One of my favourite descriptions of Citizen Kane is Roger Ebert's citation of the film as "more than a great movie; it is a gathering of all the lessons of the emerging era of sound."  All of the various innovations ascribed to Kane (the time-shifting plot, deep-focus cinematography, layered editing, etc.) had been done on lower levels in other movies before, yet Orson Welles collected all of these techniques together and used them to their fullest extent. 

In some respects, this is kind of what Big Boi was doing on Speakerboxx --- it is the crowning "gathering of all the lessons" of the Atlanta hip-hop sound.  The guest stars on the album are a who's who of Atlanta hip-hop icons, ranging from Ludacris to Lil Jon to three-fourths of the Goodie Mob.  You also had the out-of-left-field appearance of Jay Z on Flip Flop Rock, and while Jay isn't an Atlanta guy, his showing up adds to the "time capsule" effect if for no other reason than to show how Jay Z has had his fingers in every pie in the world for hip-hop and rap for almost 20 years now.  The guy is a Zelig.

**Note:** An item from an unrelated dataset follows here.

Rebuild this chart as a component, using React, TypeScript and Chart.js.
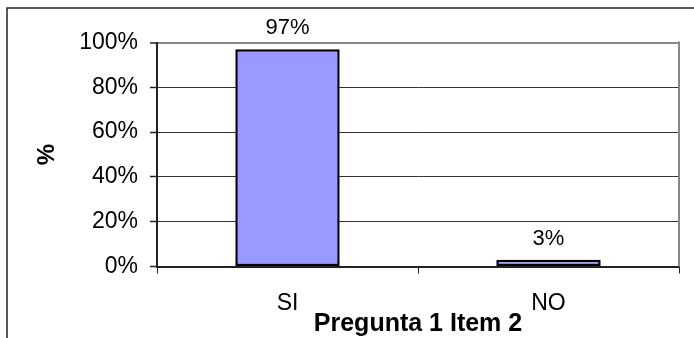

It's easier for the casual music fan (i.e. the non-hip hop lovers who made S/TLB such a crossover hit) to appreciate Andre's side since he was dealing in broader forms of music, whereas I'd be willing to bet that those well-versed in hip-hop history probably see Speakerboxx as the superior disc.  I should note, of course, that I am in no way any sort of an expert on Atlanta hip-hop and there's a good chance I have no idea what I'm talking about, but this is merely how the situation *seems* to me.

As to the Hey Ya argument, I can't argue with that.  Hey Ya is an amazing song, the song of the 21st century, and probably the biggest reason why S/TLB made such a cultural impact.  That said, it doesn't totally excuse the extra dead weight on the record.  Love Below is almost 20 minutes longer than Speakerboxx and that added time starts to drag on you --- removing the three interludes, the My Favourite Things remix and A Life In The Day of Benjamin Andre would go a long towards tightening things up.  (The last track brings the album to a nice narrative close, though it's not really a song.)  I should sit down sometime to rank all 39 tracks on S/TLB, and if I do so, I suspect Speakerboxx may have up to two-thirds of the top fifteen.

Again, I love The Love Below!  I shouldn't need to denigrate it to praise what Big Boi was doing on the other end of the album.  The fact that fans are still debating this after 11 years is a sign of just how this record has endured and how it's one of the true timeless classics of modern music.